Este ano, no entanto, a coincidência com a visita de George W. Bush ao país levou milhares de feministas, sob o lema “Feministas em luta para mudar o mundo: por igualdade, autonomia e liberdade”, a dizer não ao imperialismo dos Estados Unidos, à política neoliberal defendida pelo governo americano e à dominação dos povos.

Bush se encontrou com o presidente Lula na sexta-feira 9. Na pauta do encontro um entendimento sobre o mercado de biocombustíveis. Mesmo sem promessas de diminuição das taxas cobradas pelo etanol brasileiro (US$ 0,54 por barril), os Estados Unidos serão os grandes parceiros do país nos processos tecnológicos e econômicos de expansão mundial principalmente do etanol.

“O Memorando de Entendimento sobre a Cooperação na Área de Biocombustíveis assinado hoje é, sem dúvida, a nossa resposta ao grande desafio energético do século XXI. (…) A parceria que vamos inaugurar é ambiciosa e voltada para todos os aspectos ligados à incorporação definitiva do etanol na matriz energética de nossos países”, afirmou o presidente .

Com a assinatura do Memorando de Entendimento sobre a Cooperação na Área de Biocombustíveis, pelo qual os dois países se propõem a avançar na pesquisa e no desenvolvimento de tecnologias, levar os benefícios dos biocombustíveis a outros países (principalmente da América Central e do Caribe) para estimular o setor privado a investir na área, e expandir o mercado de biocombustíveis com o estabelecimento de padrões uniformes e normas comuns, Brasil e EUA selaram uma “parceria estratégica”, nas palavras de Lula.

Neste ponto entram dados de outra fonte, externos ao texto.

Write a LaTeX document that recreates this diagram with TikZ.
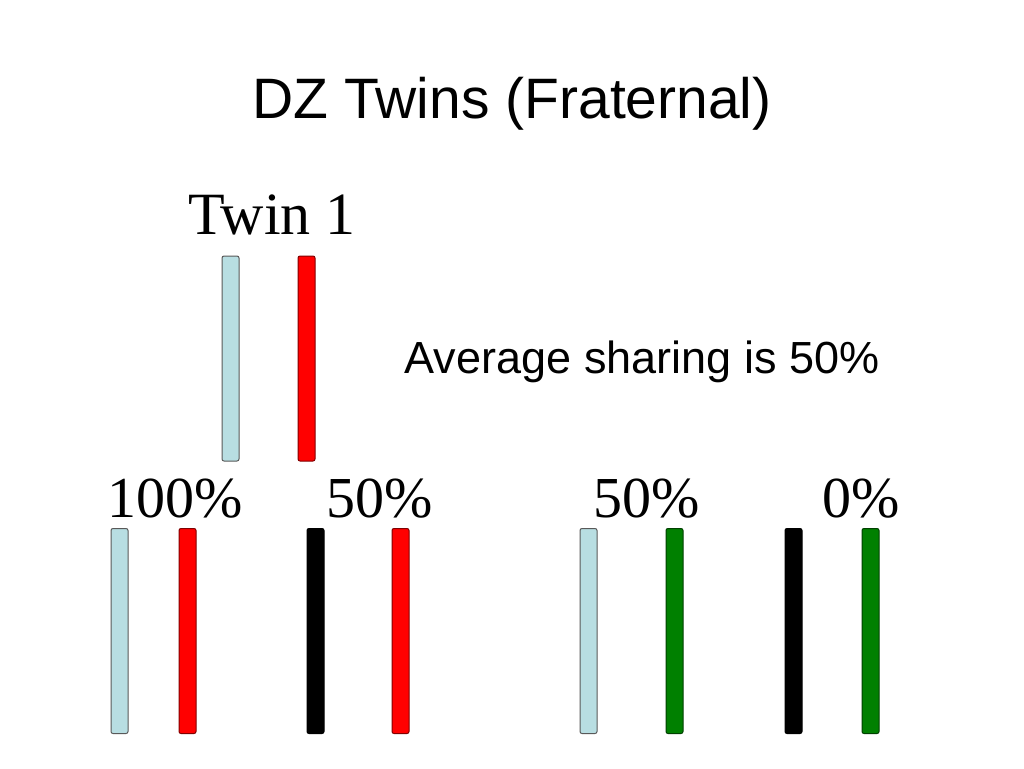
\documentclass[tikz,border=0pt]{standalone}
\usepackage{fontspec}
\setmainfont{Liberation Serif}
\newfontfamily\arialf{Liberation Sans}
\definecolor{lblue}{RGB}{184,222,226}
\definecolor{gr}{RGB}{0,128,0}
\begin{document}
\begin{tikzpicture}[x=1pt,y=-1pt,
  bar/.style={rounded corners=2pt, line width=1pt, minimum width=17pt, minimum height=205pt, inner sep=0pt},
  lb/.style={bar, fill=lblue, draw=black!65},
  rd/.style={bar, fill=red, draw=red!50!black},
  bk/.style={bar, fill=black, draw=black},
  gn/.style={bar, fill=gr, draw=gr!50!black},
  pct/.style={anchor=base, inner sep=0pt, font=\fontsize{58}{62}\selectfont},
  sans/.style={anchor=base, inner sep=0pt}]
\useasboundingbox (0,0) rectangle (1024,768);
\node[sans, font=\arialf\fontsize{57}{62}\selectfont] (title) at (512,118) {DZ Twins (Fraternal)};
\node[pct, font=\fontsize{60}{64}\selectfont] (twin) at (272,234) {Twin 1};
\node[sans, font=\arialf\fontsize{45}{50}\selectfont] (avg) at (642,373) {Average sharing is 50\%};
\node[lb] (t1) at (230.5,358.5) {};
\node[rd] (t2) at (306.5,358.5) {};
\node[pct] (p1) at (175,517) {100\%};
\node[pct] (p2) at (380,517) {50\%};
\node[pct] (p3) at (647,517) {50\%};
\node[pct] (p4) at (861,517) {0\%};
\node[lb] (a1) at (119.5,631) {};
\node[rd] (a2) at (187.5,631) {};
\node[bk] (b1) at (315.5,631) {};
\node[rd] (b2) at (400.5,631) {};
\node[lb] (c1) at (588.5,631) {};
\node[gn] (c2) at (674.5,631) {};
\node[bk] (d1) at (793.5,631) {};
\node[gn] (d2) at (870.5,631) {};
\end{tikzpicture}
\end{document}
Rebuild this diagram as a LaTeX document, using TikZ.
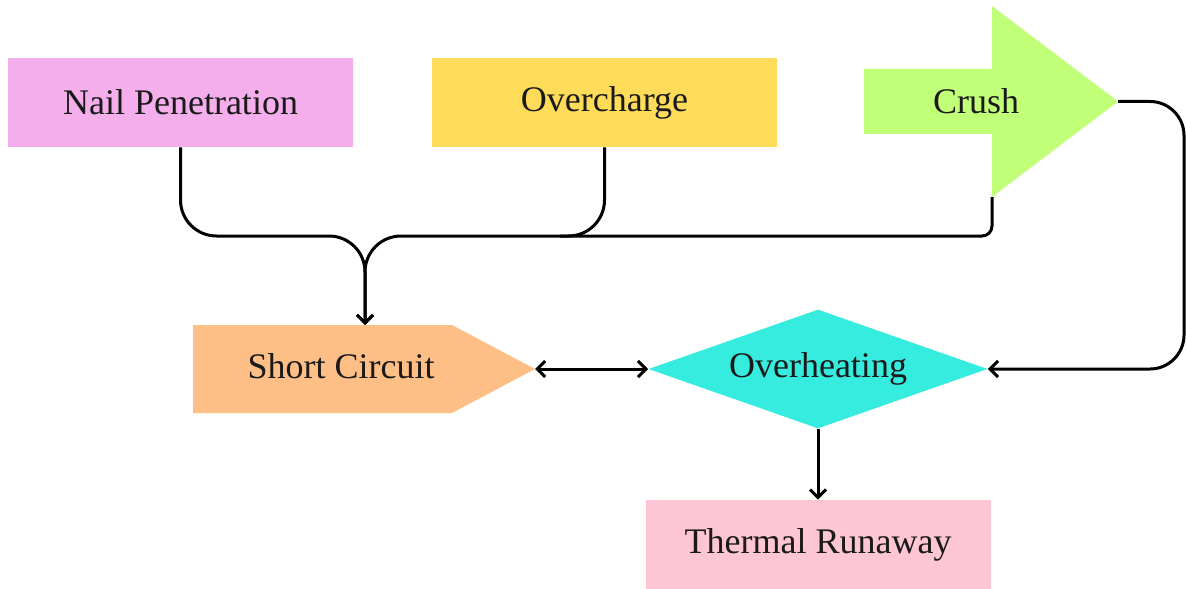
\documentclass[tikz,border=0pt]{standalone}
\usepackage{fontspec}
\setmainfont{Liberation Serif}
\usetikzlibrary{shapes.geometric,arrows.meta}
\definecolor{cNail}{HTML}{F4AEEB}
\definecolor{cOver}{HTML}{FEDC5A}
\definecolor{cCrush}{HTML}{C2FF78}
\definecolor{cShort}{HTML}{FDBF86}
\definecolor{cHeat}{HTML}{35ECDF}
\definecolor{cTherm}{HTML}{FEC5D5}
\definecolor{txt}{HTML}{1A1A1A}
\begin{document}
\begin{tikzpicture}[x=0.5pt,y=-0.5pt,
  box/.style={rectangle, inner sep=0pt, minimum width=172.5pt, minimum height=44.5pt, text=txt, font=\fontsize{18}{22}\selectfont},
  lbl/.style={text=txt, inner sep=0pt, font=\fontsize{18}{22}\selectfont},
  conn/.style={line width=1.5pt, draw=black},
  tip/.style={-{Straight Barb[length=4pt,width=8pt]}},
  both/.style={{Straight Barb[length=4pt,width=8pt]}-{Straight Barb[length=4pt,width=8pt]}}
]
\useasboundingbox (0,0) rectangle (1186,588);
% rectangles
\node[box, fill=cNail] (np) at (180.5,102.5) {Nail Penetration};
\node[box, fill=cOver] (oc) at (604.5,102.5) {Overcharge};
\node[box, fill=cTherm] (tr) at (818,544.5) {Thermal Runaway};
% crush arrow
\fill[cCrush] (864,69) -- (992,69) -- (992,6) -- (1118,101.5) -- (992,197) -- (992,134) -- (864,134) -- cycle;
\node[lbl] (crush) at (976,101.5) {Crush};
\coordinate (crushtip) at (1118,101.5);
\coordinate (crushbot) at (992,197);
% short circuit
\fill[cShort] (193,325) -- (452,325) -- (535,369) -- (452,413) -- (193,413) -- cycle;
\node[lbl] (sc) at (341,366) {Short Circuit};
\coordinate (sctip) at (535,369);
\coordinate (sctop) at (365,325);
% overheating
\node[diamond, fill=cHeat, aspect=2.85, minimum width=169.5pt, minimum height=59.5pt, inner sep=0pt, text=txt, font=\fontsize{18}{22}\selectfont] (oh) at (818,369) {Overheating};
% connectors
\coordinate (join) at (560,236);
\draw[conn, tip, rounded corners=18pt] (np.south) |- (365,236) -- (sctop);
\draw[conn, tip, rounded corners=18pt] (oc.south) |- (365,236) -- (sctop);
\draw[conn, rounded corners=5pt] (crushbot) |- (join);
\draw[conn, tip, rounded corners=17pt] (crushtip) -- (1184,101.5) |- (oh.east);
\draw[conn, both] (sctip) -- (oh.west);
\draw[conn, tip] (oh.south) -- (tr.north);
\end{tikzpicture}
\end{document}
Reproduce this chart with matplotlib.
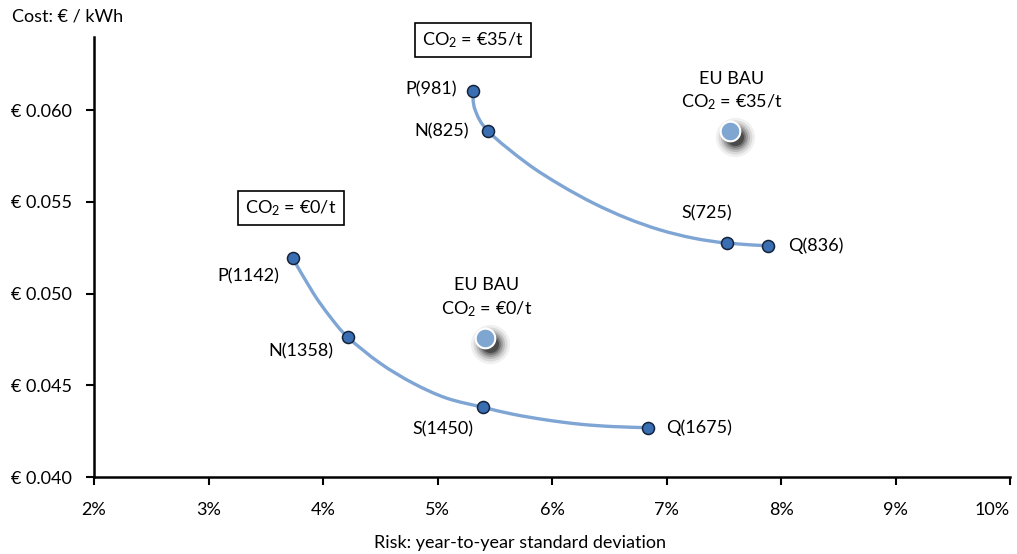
import numpy as np
import matplotlib
matplotlib.use('Agg')
import matplotlib.pyplot as plt
import matplotlib.transforms as mtransforms
from matplotlib.path import Path
from matplotlib.patches import PathPatch
from matplotlib.ticker import FuncFormatter

plt.rcParams['font.family'] = ['Lato', 'DejaVu Sans']
plt.rcParams['mathtext.fontset'] = 'custom'
plt.rcParams['mathtext.rm'] = 'Lato'
plt.rcParams['mathtext.it'] = 'Lato'

# 标记点 (风险 %, 成本 €/kWh)
labels_35 = ['P(981)', 'N(825)', 'S(725)', 'Q(836)']
risk_35 = [5.307, 5.444, 7.526, 7.889]
cost_35 = [0.06107, 0.05885, 0.05276, 0.05261]

labels_0 = ['P(1142)', 'N(1358)', 'S(1450)', 'Q(1675)']
risk_0 = [3.735, 4.216, 5.400, 6.841]
cost_0 = [0.05194, 0.04763, 0.04380, 0.04269]

# 有效前沿曲线
frontier_35_x = [5.307, 5.328, 5.444, 5.779, 6.070, 6.361, 6.652, 6.943, 7.234, 7.526, 7.889]
frontier_35_y = [0.06107, 0.06003, 0.05885, 0.05712, 0.05594, 0.05494, 0.05412, 0.05348, 0.05303, 0.05276, 0.05261]
frontier_0_x = [3.735, 3.915, 4.061, 4.216, 4.498, 4.789, 5.080, 5.400, 5.662, 5.954, 6.245, 6.535, 6.841]
frontier_0_y = [0.05194, 0.05003, 0.04875, 0.04763, 0.04621, 0.04511, 0.04430, 0.04380, 0.04342, 0.04311, 0.04288, 0.04275, 0.04269]

# EU BAU
bau_risk = [7.555, 5.415]
bau_cost = [0.05885, 0.04760]
bau_labels = ['EU BAU\nCO$_2$ = €35/t', 'EU BAU\nCO$_2$ = €0/t']

xticks = [2, 3, 4, 5, 6, 7, 8, 9, 10]
yticks = [0.040, 0.045, 0.050, 0.055, 0.060]

LINE_COLOR = '#7ea5d4'
MARKER_COLOR = '#3a6eb3'
BAU_COLOR = '#7fa5d1'


def smooth_path(xs, ys):
    """Catmull-Rom -> 三次贝塞尔"""
    pts = np.column_stack([xs, ys])
    n = len(pts)
    verts = [pts[0]]
    codes = [Path.MOVETO]
    for i in range(n - 1):
        p0 = pts[max(i - 1, 0)]
        p1 = pts[i]
        p2 = pts[i + 1]
        p3 = pts[min(i + 2, n - 1)]
        c1 = p1 + (p2 - p0) / 6
        c2 = p2 - (p3 - p1) / 6
        verts += [c1, c2, p2]
        codes += [Path.CURVE4] * 3
    return Path(verts, codes)


fig = plt.figure(figsize=(10.17, 5.54), dpi=100)
ax = fig.add_axes([94 / 1017, 1 - 477 / 554, (1010 - 94) / 1017, (477 - 37) / 554])

ax.set_xlim(2, 10)
ax.set_ylim(0.040, 0.0640)

for fx, fy in [(frontier_35_x, frontier_35_y), (frontier_0_x, frontier_0_y)]:
    ax.add_patch(PathPatch(smooth_path(fx, fy), facecolor='none', edgecolor=LINE_COLOR,
                           linewidth=2.4, zorder=2, capstyle='round'))

ax.scatter(risk_35 + risk_0, cost_35 + cost_0, s=75, color=MARKER_COLOR,
           edgecolors='#15233a', linewidths=1.1, zorder=4)

# 阴影
shadow = mtransforms.offset_copy(ax.transData, fig=fig, x=5, y=-6, units='dots')
for size, alpha in [(800, 0.06), (600, 0.09), (440, 0.13), (320, 0.18), (220, 0.25), (150, 0.35)]:
    ax.scatter(bau_risk, bau_cost, s=size, color='black', alpha=alpha,
               linewidths=0, transform=shadow, zorder=3)
ax.scatter(bau_risk, bau_cost, s=200, color=BAU_COLOR, edgecolors='white',
           linewidths=1.5, zorder=5)

fs = 13
# 标签偏移 (像素)
offsets_35 = [(-16, 1, 'right'), (-19, 0, 'right'), (-20, 30, 'center'), (20, 0, 'left')]
offsets_0 = [(-13, -18, 'right'), (-14, -14, 'right'), (-40, -22, 'center'), (18, 0, 'left')]
for lab, x, y, (dx, dy, ha) in zip(labels_35 + labels_0, risk_35 + risk_0, cost_35 + cost_0,
                                   offsets_35 + offsets_0):
    ax.annotate(lab, (x, y), xytext=(dx, dy), textcoords='offset pixels',
                ha=ha, va='center', fontsize=fs, color='black')

for lab, x, y in zip(bau_labels, bau_risk, bau_cost):
    ax.annotate(lab, (x, y), xytext=(2, 40), textcoords='offset pixels',
                ha='center', va='center', fontsize=fs, linespacing=1.4)

box = dict(boxstyle='square,pad=0.4', facecolor='white', edgecolor='black', linewidth=1.2)
ax.text(5.31, 0.06385, 'CO$_2$ = €35/t', ha='center', va='center', fontsize=fs, bbox=box)
ax.text(3.72, 0.05468, 'CO$_2$ = €0/t', ha='center', va='center', fontsize=fs, bbox=box)

ax.spines['top'].set_visible(False)
ax.spines['right'].set_visible(False)
ax.spines['left'].set_linewidth(1.8)
ax.spines['bottom'].set_linewidth(1.8)
ax.set_xticks(xticks)
ax.set_yticks(yticks)
ax.xaxis.set_major_formatter(FuncFormatter(lambda v, p: f'{v:.0f}%'))
ax.yaxis.set_major_formatter(FuncFormatter(lambda v, p: f'€ {v:.3f}'))
ax.tick_params(axis='both', direction='out', length=6, width=1.5, labelsize=fs, colors='black')
ax.tick_params(axis='x', pad=12)
ax.tick_params(axis='y', pad=10)
ax.get_xticklabels()[-1].set_horizontalalignment('right')

fig.text(12 / 1017, 1 - 16 / 554, 'Cost: € / kWh', ha='left', va='center', fontsize=fs)
fig.text(520 / 1017, 1 - 543 / 554, 'Risk: year-to-year standard deviation',
         ha='center', va='center', fontsize=fs)

plt.savefig('out.png', dpi=100)
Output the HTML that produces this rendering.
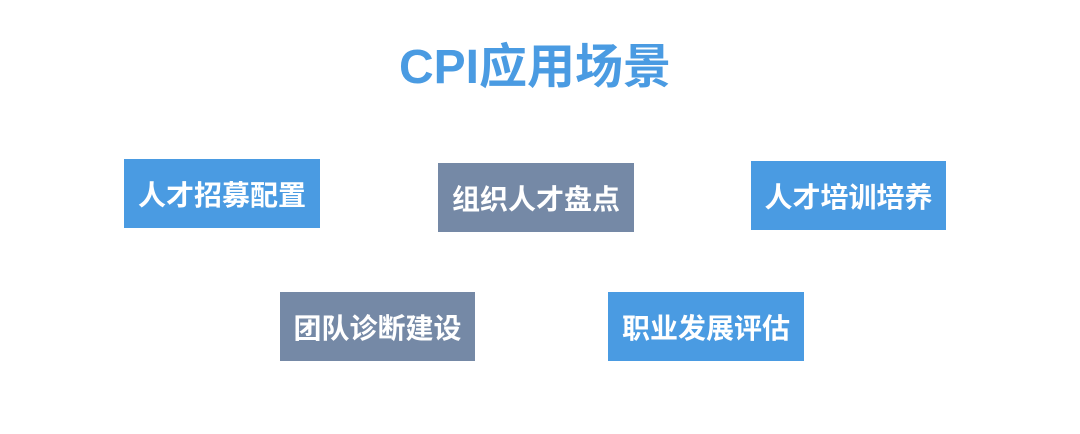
<!DOCTYPE html>
<html><head><meta charset="utf-8"><style>
html,body{margin:0;padding:0;width:1080px;height:434px;background:#fff;overflow:hidden;position:relative;font-family:"Liberation Sans","Noto Sans CJK SC",sans-serif}
.t{position:absolute;left:0;width:1070px;top:38px;text-align:center;font-size:48px;font-weight:bold;color:#4a9be2;line-height:60px}
.b{position:absolute;width:196px;height:69px;color:#fff;font-size:28px;font-weight:bold;display:flex;align-items:center;justify-content:center}
.bl{background:#4a9be2}.g{background:#7589a6}
</style></head><body>
<div class="t">CPI应用场景</div>
<div class="b bl" style="left:124px;top:159px">人才招募配置</div>
<div class="b g" style="left:438px;top:163px">组织人才盘点</div>
<div class="b bl" style="left:751px;top:161px;width:195px">人才培训培养</div>
<div class="b g" style="left:280px;top:292px;width:195px">团队诊断建设</div>
<div class="b bl" style="left:608px;top:292px">职业发展评估</div>
</body></html>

Bush quer diminuir ao máximo a dependência do petróleo venezuelano, responsável pelo abastecimento de 25% do mercado estadunidense. No médio prazo, álcool de cana brasileiro poderia substituir o a energia importada da Venezuela.

Como contrapartida, Bush quer que o álcool produzido no Brasil tenha o mesmo padrão tecnológico que o produzido nos Estados Unidos; que seja registrado como um bem energético e não como commodity agrícola, para escapar aos acordos internacionais que, no âmbito da Organização Mundial do Comércio (OMC), regulamentam as negociações desse tipo de produto, e para permitir, eventualmente, que os Estados Unidos suspendam as barreiras protecionistas à importação do álcool; e que o Brasil permita que o capital dos Estados Unidos controle as usinas, diretamente ou por meio de joint-ventures.

De acordo com a agência Brasil de Fato, à primeira vista, o acordo parece favorecer os usineiros brasileiros, que poderiam ampliar as exportações para o mercado mais poderoso do planeta. Ilusão. Caso caia mesmo a barreira imposta ao álcool brasileiro – diz o usineiro Maurílio Biagi Filho -, não haverá uma explosão da exportação, mas sim um investimento maciço de capitais estadunidenses em usinas brasileiras. “Ano passado, 3,4% do setor estavam desnacionalizados; este ano chegará a 5%. Em dez anos, metade não será mais brasileira”, diz Maurílio, que vendeu, em 2006, a área industrial de sua usina Cevasa, em Patrocínio Paulista, para a transnacional Cargill.

O setor espera exportar 4 bilhões de litros de álcool este ano, ante 2,3 bilhões em 2006, que renderam 1,6 bilhão de dólares, o dobro de 2005. Em quatro anos, serão investidos 2,5 bilhões de dólares na produção de álcool e 77 usinas serão construídas até 2012.

Segundo a agência, no Brasil, há 6 milhões de hectares de canaviais, área que cresceu 13% nos últimos três anos. Em São Paulo, só em José Bonifácio, a área plantada triplicou nas duas últimas safras. No Centro-Sul, a área deverá crescer de 4,6 milhões para 5 milhões de hectares.

Ambientalistas e militantes do movimento em defesa da Reforma Agrária criticam o acordo e apontam um aumento da monocultura no país e de uma maior concentração da propriedade da terra, mais desemprego e êxodo rural.